The Fourth Amendment was created for two purposes. One was to assert a citizen private property exclusion from government or other military occupation, turning your home, against your will and without appeal, into an army barracks for transient soldiers.  The amendment also asserts a citizen privilege over private papers and records, among other property.

Like the entire U.S. Constitution, it is a contract for the People, where “people” are citizens.  It was never intended to be a way to block authority from removing mass illegal border invaders or foreign criminals.  Neither is the Fourth Amendment a blanket right extended under vague human rights ideology.

By deceptively arguing for alien Fourth Amendment protection, the partisan lawyers are opening up a fascinating issue: What criminal laws apply to U.S. citizens who illegally harbor illegal aliens?

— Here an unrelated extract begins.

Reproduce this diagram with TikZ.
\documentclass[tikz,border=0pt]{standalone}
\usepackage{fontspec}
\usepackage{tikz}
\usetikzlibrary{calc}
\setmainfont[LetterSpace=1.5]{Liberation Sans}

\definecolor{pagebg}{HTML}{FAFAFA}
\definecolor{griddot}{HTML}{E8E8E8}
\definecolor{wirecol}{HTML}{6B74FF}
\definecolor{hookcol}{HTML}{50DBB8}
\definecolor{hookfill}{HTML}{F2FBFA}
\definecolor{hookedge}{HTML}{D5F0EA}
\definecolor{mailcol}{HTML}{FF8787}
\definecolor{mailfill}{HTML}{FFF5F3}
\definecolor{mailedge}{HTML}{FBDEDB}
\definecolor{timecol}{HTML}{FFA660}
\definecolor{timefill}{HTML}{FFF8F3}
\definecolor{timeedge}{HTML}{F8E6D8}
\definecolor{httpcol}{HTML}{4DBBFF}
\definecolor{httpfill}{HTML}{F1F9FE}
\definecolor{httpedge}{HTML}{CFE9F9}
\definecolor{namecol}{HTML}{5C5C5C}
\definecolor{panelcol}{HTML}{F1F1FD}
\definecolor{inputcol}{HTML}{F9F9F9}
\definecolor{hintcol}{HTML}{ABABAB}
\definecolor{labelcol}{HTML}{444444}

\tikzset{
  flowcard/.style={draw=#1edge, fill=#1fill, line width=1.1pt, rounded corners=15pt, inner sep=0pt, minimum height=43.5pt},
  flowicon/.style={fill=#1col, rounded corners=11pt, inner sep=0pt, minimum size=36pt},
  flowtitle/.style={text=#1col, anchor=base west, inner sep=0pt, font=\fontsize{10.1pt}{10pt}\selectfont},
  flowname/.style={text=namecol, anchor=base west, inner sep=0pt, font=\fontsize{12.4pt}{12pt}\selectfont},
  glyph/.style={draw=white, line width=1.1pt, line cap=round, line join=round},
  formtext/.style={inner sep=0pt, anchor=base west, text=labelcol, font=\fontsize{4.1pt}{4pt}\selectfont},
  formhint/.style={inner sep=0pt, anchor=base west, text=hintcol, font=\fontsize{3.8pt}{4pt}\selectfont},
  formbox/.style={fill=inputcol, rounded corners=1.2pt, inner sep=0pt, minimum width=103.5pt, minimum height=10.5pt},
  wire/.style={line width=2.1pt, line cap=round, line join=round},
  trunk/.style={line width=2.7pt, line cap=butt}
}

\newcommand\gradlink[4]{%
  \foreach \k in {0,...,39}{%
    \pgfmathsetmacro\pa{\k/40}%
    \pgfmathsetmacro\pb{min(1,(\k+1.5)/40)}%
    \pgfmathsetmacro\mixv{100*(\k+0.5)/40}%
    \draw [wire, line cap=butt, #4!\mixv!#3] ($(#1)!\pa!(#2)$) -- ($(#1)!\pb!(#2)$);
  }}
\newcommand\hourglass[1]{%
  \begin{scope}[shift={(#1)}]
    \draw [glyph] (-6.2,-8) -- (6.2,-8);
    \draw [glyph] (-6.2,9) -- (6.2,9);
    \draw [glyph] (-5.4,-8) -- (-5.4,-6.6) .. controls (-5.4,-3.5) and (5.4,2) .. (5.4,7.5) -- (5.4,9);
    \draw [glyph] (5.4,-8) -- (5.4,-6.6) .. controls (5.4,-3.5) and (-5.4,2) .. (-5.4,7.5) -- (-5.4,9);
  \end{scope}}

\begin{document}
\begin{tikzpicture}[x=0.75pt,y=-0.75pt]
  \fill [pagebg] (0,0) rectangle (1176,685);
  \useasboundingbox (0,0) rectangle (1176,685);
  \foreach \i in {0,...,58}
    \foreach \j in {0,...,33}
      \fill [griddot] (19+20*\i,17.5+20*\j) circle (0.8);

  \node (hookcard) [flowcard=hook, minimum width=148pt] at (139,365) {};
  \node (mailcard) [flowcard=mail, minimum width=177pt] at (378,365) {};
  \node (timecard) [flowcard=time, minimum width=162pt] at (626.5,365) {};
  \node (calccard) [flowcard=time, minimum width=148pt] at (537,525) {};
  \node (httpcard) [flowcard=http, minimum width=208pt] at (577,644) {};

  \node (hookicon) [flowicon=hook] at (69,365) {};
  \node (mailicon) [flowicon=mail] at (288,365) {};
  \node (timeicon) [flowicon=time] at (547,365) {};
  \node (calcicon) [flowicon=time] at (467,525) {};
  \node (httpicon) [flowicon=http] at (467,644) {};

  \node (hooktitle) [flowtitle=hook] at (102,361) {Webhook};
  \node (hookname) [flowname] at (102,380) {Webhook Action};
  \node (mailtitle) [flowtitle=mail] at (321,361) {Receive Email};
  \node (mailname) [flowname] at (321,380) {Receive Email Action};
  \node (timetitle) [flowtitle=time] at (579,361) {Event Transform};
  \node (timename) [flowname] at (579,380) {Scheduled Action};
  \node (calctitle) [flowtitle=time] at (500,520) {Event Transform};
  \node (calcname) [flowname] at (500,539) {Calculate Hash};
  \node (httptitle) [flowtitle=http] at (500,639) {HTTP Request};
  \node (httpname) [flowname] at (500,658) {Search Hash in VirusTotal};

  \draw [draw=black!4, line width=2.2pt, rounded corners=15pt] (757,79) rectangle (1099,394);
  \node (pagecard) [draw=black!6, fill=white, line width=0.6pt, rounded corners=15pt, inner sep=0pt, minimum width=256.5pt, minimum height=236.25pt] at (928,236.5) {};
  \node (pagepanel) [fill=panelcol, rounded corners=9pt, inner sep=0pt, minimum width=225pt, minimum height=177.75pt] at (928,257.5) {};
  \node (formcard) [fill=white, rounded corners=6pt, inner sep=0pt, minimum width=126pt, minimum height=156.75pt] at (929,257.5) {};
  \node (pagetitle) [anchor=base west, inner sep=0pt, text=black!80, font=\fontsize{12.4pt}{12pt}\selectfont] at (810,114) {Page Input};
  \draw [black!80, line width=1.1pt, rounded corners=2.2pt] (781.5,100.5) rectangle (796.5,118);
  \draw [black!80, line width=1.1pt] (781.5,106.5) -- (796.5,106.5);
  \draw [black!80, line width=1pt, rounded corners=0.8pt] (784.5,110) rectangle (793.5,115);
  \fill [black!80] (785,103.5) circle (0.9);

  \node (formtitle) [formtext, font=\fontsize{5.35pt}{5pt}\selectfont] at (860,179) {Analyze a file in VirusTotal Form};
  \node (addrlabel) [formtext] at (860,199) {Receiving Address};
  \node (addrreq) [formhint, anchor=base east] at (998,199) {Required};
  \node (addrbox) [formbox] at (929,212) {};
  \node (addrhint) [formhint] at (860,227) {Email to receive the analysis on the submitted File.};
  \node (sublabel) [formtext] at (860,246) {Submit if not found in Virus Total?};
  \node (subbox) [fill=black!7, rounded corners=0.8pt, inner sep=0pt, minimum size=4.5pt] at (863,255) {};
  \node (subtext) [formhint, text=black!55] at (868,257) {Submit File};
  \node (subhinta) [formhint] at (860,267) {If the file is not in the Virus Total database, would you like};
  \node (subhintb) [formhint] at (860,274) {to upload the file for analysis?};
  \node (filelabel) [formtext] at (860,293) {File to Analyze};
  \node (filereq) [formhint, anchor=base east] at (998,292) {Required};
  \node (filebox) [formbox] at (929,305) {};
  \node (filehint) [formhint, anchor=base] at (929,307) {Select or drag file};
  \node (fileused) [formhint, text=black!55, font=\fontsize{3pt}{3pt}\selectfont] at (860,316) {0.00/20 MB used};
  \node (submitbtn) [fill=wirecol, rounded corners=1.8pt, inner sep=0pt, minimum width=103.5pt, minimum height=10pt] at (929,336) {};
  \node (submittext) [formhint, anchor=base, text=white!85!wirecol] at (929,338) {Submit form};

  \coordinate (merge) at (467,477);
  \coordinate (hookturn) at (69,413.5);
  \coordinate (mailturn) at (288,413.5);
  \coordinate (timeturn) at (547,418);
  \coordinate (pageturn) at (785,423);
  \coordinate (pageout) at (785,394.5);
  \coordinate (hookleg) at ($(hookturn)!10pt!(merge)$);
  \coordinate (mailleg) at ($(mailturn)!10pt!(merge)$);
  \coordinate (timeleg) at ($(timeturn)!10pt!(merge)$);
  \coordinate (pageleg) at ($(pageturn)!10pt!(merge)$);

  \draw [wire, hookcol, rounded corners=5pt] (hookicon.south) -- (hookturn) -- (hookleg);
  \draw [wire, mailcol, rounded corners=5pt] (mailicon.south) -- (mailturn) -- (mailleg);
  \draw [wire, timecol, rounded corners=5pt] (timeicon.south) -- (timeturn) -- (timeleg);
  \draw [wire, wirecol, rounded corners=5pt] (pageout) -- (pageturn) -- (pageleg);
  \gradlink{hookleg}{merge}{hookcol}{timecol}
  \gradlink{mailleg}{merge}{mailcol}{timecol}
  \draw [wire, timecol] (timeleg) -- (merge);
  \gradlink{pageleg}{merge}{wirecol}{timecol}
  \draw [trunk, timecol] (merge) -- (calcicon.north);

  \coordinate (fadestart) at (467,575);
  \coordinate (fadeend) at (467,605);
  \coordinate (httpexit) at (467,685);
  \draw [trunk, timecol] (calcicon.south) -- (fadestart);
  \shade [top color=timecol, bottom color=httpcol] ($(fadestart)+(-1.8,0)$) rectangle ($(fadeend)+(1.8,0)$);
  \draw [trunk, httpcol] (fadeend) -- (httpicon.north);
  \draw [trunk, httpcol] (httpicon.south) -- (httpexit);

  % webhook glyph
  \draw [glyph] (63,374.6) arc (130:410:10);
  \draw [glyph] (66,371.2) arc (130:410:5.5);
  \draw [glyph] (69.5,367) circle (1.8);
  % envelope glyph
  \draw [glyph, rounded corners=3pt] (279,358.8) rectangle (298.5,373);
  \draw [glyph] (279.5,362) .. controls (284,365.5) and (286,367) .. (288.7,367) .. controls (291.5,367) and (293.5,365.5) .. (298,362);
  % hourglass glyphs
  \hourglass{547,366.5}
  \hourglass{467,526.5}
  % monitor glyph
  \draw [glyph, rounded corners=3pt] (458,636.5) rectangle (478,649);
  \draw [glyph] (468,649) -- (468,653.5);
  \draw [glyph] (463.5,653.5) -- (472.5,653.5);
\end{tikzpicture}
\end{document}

More than harboring illegals, this is merely part of a long line of prior criminal acts.  It is the last line of explicit criminal planning that began with illegally opening the southern border under the Biden administration; inducing alien-smuggling and human-trafficking; standing down border and police enforcement; illegally transporting migrants by private chartered jet into dozens of U.S. cities; providing unauthorized federal disbursements including credit cards, cell phones, driver’s licenses, and commandeered hotel housing; illegally facilitating university asylum and free legal defense and even voting privileges; using illegals as political bait against ICE to provoke riots and protests, and conspiring with MSM to incite dangerous public protest ideology, social division and violence; and finally invoking a fraudulent Fourth Amendment right by inserting them in residential homes.

There is an interesting US Code that may apply: 1907.Title 8, USC 1324(a) Offenses, which  “prohibits alien smuggling, domestic transportation of unauthorized aliens, concealing or harboring unauthorized aliens, encouraging or inducing unauthorized aliens to enter the United States, and engaging in a conspiracy or aiding and abetting any of the preceding acts.  Subsection 1324(a)(2) prohibits bringing or attempting to bring unauthorized aliens to the United States in any manner whatsoever, even at a designated port of entry.”

By this reading, it appears that ICE and other federal law enforcement should not only directly extract illegal migrants who are being concealed inside private homes, but should also arrest and remove the homeowners who are aiding and abetting the entire DNC illegal migrant program.  It amounts to not only criminal conspiracy, but the settled law on vicarious liability.

The NYT lawyers apparently overlook what happens when a person recklessly harbors an illegal alien and criminal: they create a relationship with that alien that makes them an agent, and therefore invokes what is known in law as respondeat superior (“let the master answer”).  This puts the homeowner under strict liability. 

But it does more: It draws citizens into the entire criminal web of DNC border crime.  How many homeowners have been advised of their rights before they assign their property to a political party criminal program?

Perhaps the “top” lawyers who write in the NYT, absurdly arguing Fourth Amendment privilege for harbored illegal aliens, should instead advise U.S. citizens of the relevant U.S. Code against such criminal agency.  In that case, it is the Sixth Amendment that can’t be wished away.